Окунь чуть не опоздал в школу: отводил Валерку в садик. Вера Ивановна пошла с утра в отделение. Накануне оперировала парня, попавшего в автомобильную аварию, хотела посмотреть, как он там. Уходя, сказала:
-Я, наверное, опять задержусь. А ты, если хочешь, пригласи товарищей. Вот возьми, - она протянула сыну деньги. - В холодильнике найдёшь всё необходимое.
Василий не собирался отмечать день рождения, но был благодарен матери за её заботу.
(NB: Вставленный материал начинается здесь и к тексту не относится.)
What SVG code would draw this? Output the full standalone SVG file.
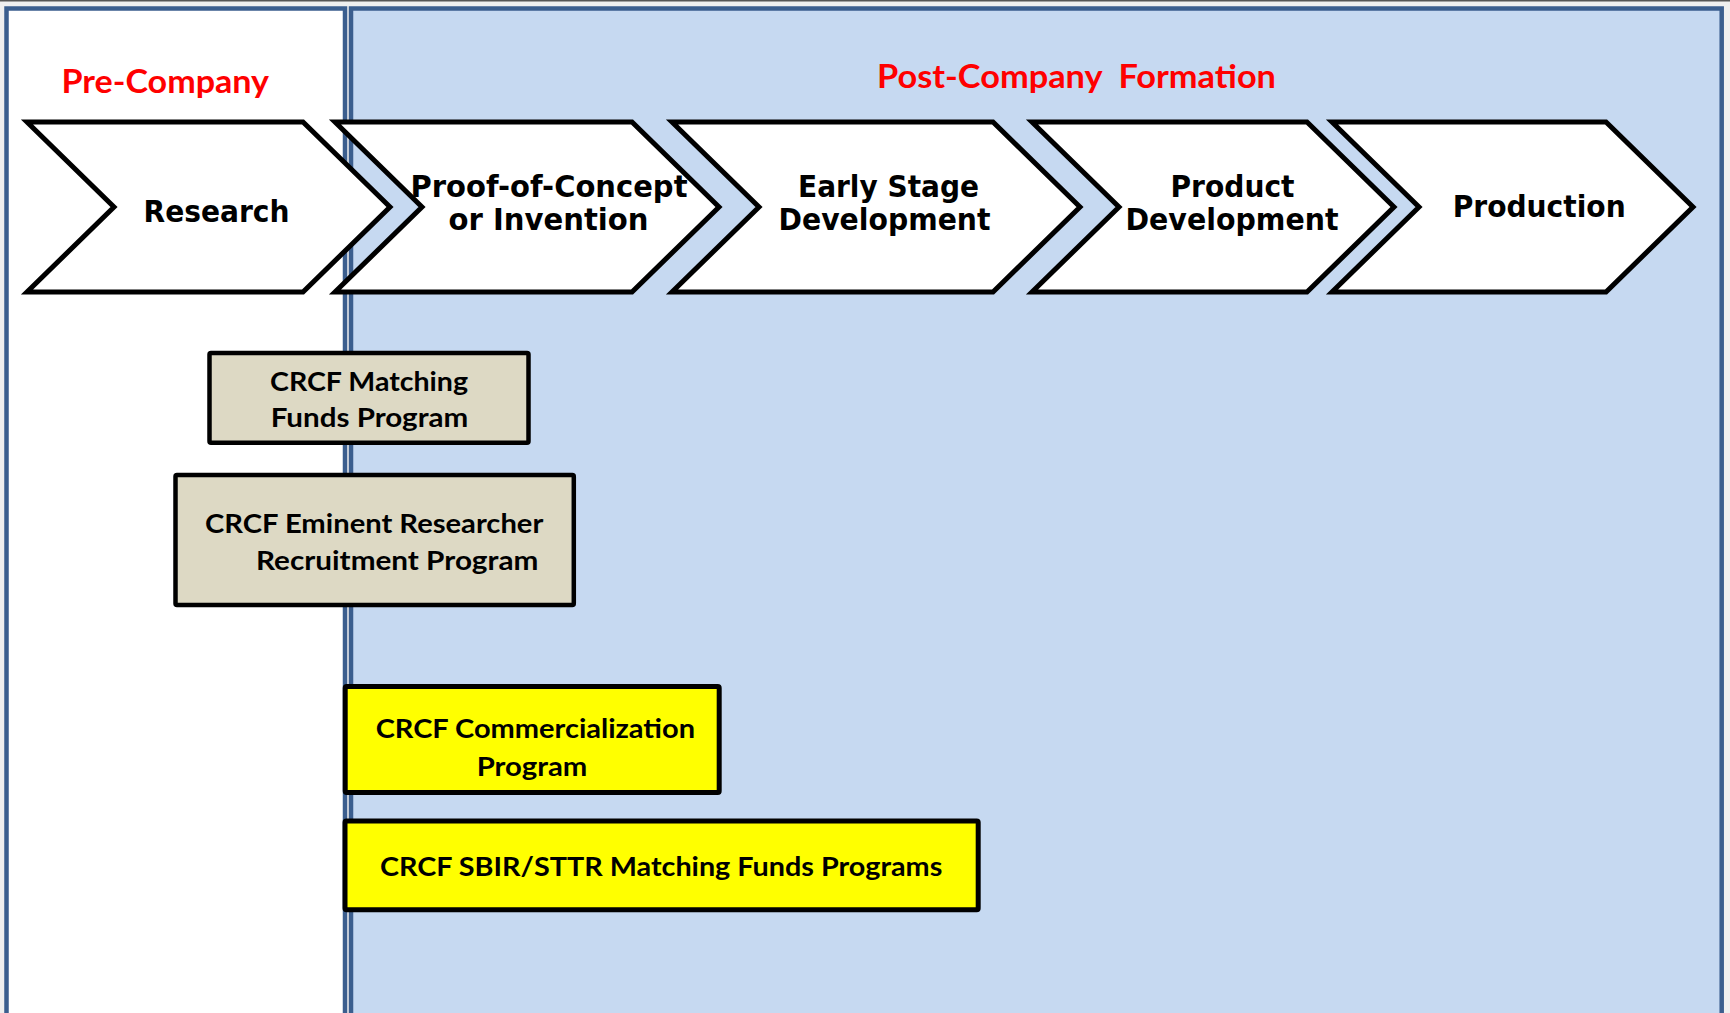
<svg xmlns="http://www.w3.org/2000/svg" width="1730" height="1013" viewBox="0 0 1730 1013">
  <style>
    .panel { stroke: #3B5E8E; stroke-width: 4.5; }
    .chev { fill: #FFFFFF; stroke: #000000; stroke-width: 5; stroke-linejoin: miter; stroke-miterlimit: 10; }
    .tan { fill: #DDD9C4; stroke: #000000; stroke-width: 4.5; }
    .yel { fill: #FFFF00; stroke: #000000; stroke-width: 5; }
    .stage { font-family: "DejaVu Sans", Verdana, sans-serif; font-weight: bold; font-size: 31px; fill: #000000; }
    .title { font-family: Lato, "Open Sans", sans-serif; font-weight: bold; font-size: 33px; fill: #FF0000; }
    .prog { font-family: Lato, "Open Sans", sans-serif; font-weight: bold; font-size: 27px; fill: #000000; }
  </style>

  <rect x="0" y="0" width="1730" height="1013" fill="#EFEFEF"/>
  <line x1="0" y1="0.75" x2="1730" y2="0.75" stroke="#555555" stroke-width="1.5"/>

  <g id="panels">
    <rect id="pre-company-panel" class="panel" x="6.5" y="8.5" width="338.5" height="1020" fill="#FFFFFF"/>
    <rect id="post-company-panel" class="panel" x="351" y="8.5" width="1370.7" height="1020" fill="#C6D9F1"/>
    <text class="title" x="61.5" y="93.3" textLength="207.5" lengthAdjust="spacingAndGlyphs">Pre-Company</text>
    <text class="title" x="877" y="87.5" textLength="399" lengthAdjust="spacingAndGlyphs" xml:space="preserve">Post-Company  Formation</text>
  </g>

  <g id="connectors"></g>

  <g id="stage-research">
    <polygon class="chev" points="27,122 303,122 390,207 303,292 27,292 114,207"/>
    <text class="stage" x="143.5" y="222" textLength="146" lengthAdjust="spacingAndGlyphs">Research</text>
  </g>
  <g id="stage-proof">
    <polygon class="chev" points="335,122 632,122 719,207 632,292 335,292 422,207"/>
    <text class="stage" x="410.5" y="196.5" textLength="277" lengthAdjust="spacingAndGlyphs">Proof-of-Concept</text>
    <text class="stage" x="448.5" y="230" textLength="200" lengthAdjust="spacingAndGlyphs">or Invention</text>
  </g>
  <g id="stage-early">
    <polygon class="chev" points="672,122 993,122 1080,207 993,292 672,292 759,207"/>
    <text class="stage" x="798" y="196.5" textLength="181" lengthAdjust="spacingAndGlyphs">Early Stage</text>
    <text class="stage" x="778.5" y="230" textLength="212" lengthAdjust="spacingAndGlyphs">Development</text>
  </g>
  <g id="stage-product">
    <polygon class="chev" points="1032,122 1307,122 1394,207 1307,292 1032,292 1119,207"/>
    <text class="stage" x="1170.5" y="196.5" textLength="124" lengthAdjust="spacingAndGlyphs">Product</text>
    <text class="stage" x="1125.5" y="230" textLength="213" lengthAdjust="spacingAndGlyphs">Development</text>
  </g>
  <g id="stage-production">
    <polygon class="chev" points="1332,122 1606,122 1693,207 1606,292 1332,292 1419,207"/>
    <text class="stage" x="1452.7" y="216.7" textLength="173" lengthAdjust="spacingAndGlyphs">Production</text>
  </g>

  <g id="prog-matching">
    <rect class="tan" x="209.5" y="353" width="319" height="89.8" rx="1.5"/>
    <text class="prog" x="270" y="390.7" textLength="198" lengthAdjust="spacingAndGlyphs">CRCF Matching</text>
    <text class="prog" x="270.7" y="426.7" textLength="197.6" lengthAdjust="spacingAndGlyphs">Funds Program</text>
  </g>
  <g id="prog-eminent">
    <rect class="tan" x="175.5" y="475" width="398.3" height="130" rx="1.5"/>
    <text class="prog" x="205" y="532.7" textLength="338.3" lengthAdjust="spacingAndGlyphs">CRCF Eminent Researcher</text>
    <text class="prog" x="256" y="570" textLength="282.3" lengthAdjust="spacingAndGlyphs">Recruitment Program</text>
  </g>
  <g id="prog-commercialization">
    <rect class="yel" x="345.2" y="686.5" width="374" height="106" rx="1.5"/>
    <text class="prog" x="375.7" y="738.3" textLength="319.3" lengthAdjust="spacingAndGlyphs">CRCF Commercialization</text>
    <text class="prog" x="476.7" y="776" textLength="110.6" lengthAdjust="spacingAndGlyphs">Program</text>
  </g>
  <g id="prog-sbir">
    <rect class="yel" x="345" y="821" width="633.2" height="88.8" rx="1.5"/>
    <text class="prog" x="380" y="875.5" textLength="562.3" lengthAdjust="spacingAndGlyphs">CRCF SBIR/STTR Matching Funds Programs</text>
  </g>
</svg>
Он влетел в школу за две минуты до звонка на урок. Сдав одежду в школьный гардероб, скачками помчался наверх по лестнице и, ворвавшись в класс, сразу же увидел на доске написанное тем же таинственным «куриным» почерком: «Поздравляем Василия Окуня с восемнадцатилетием!»
- У-у-у! - загудели приветственно одноклассники. - Привет совершеннолетним!
- Рыба, а ты принес нам чего-нибудь? - Ерошкин щёлкнул себя по кадыку. - Зажилить хочешь день рождения? Не выйдет!
Окунь молча взирал на доску, и Ерошкин покрутил пальцем у виска:
- А Рыба-то!.. Никак свихнулся, не понимает, чего желает от него общество.
Окунь вышел вдруг из столбнячного шока, развернулся резко и выскочил из класса, едва не сбив с ног входившую Людмилу Владимировну.
В классе зависла неловкая тишина.
И тут вскочила Настенька Веселова и решительно, заикаясь, крикнула Ерошкину:
- Ты... ты... ты - болван, Ерошкин! Вечно лезешь со своим дрянным языком! - тут она оглянулась на товарищей, в глазах её мелькнул испуг, и Настя тоже выбежала из класса.
-Ха! А Настя-то! - пришёл в себя от изумления Ерошкин, - Видно, втюрилась в Рыбу!
- А ты, и правда, Ерошкин, болван! - в полной тишине отчеканила Светлана Рябинина.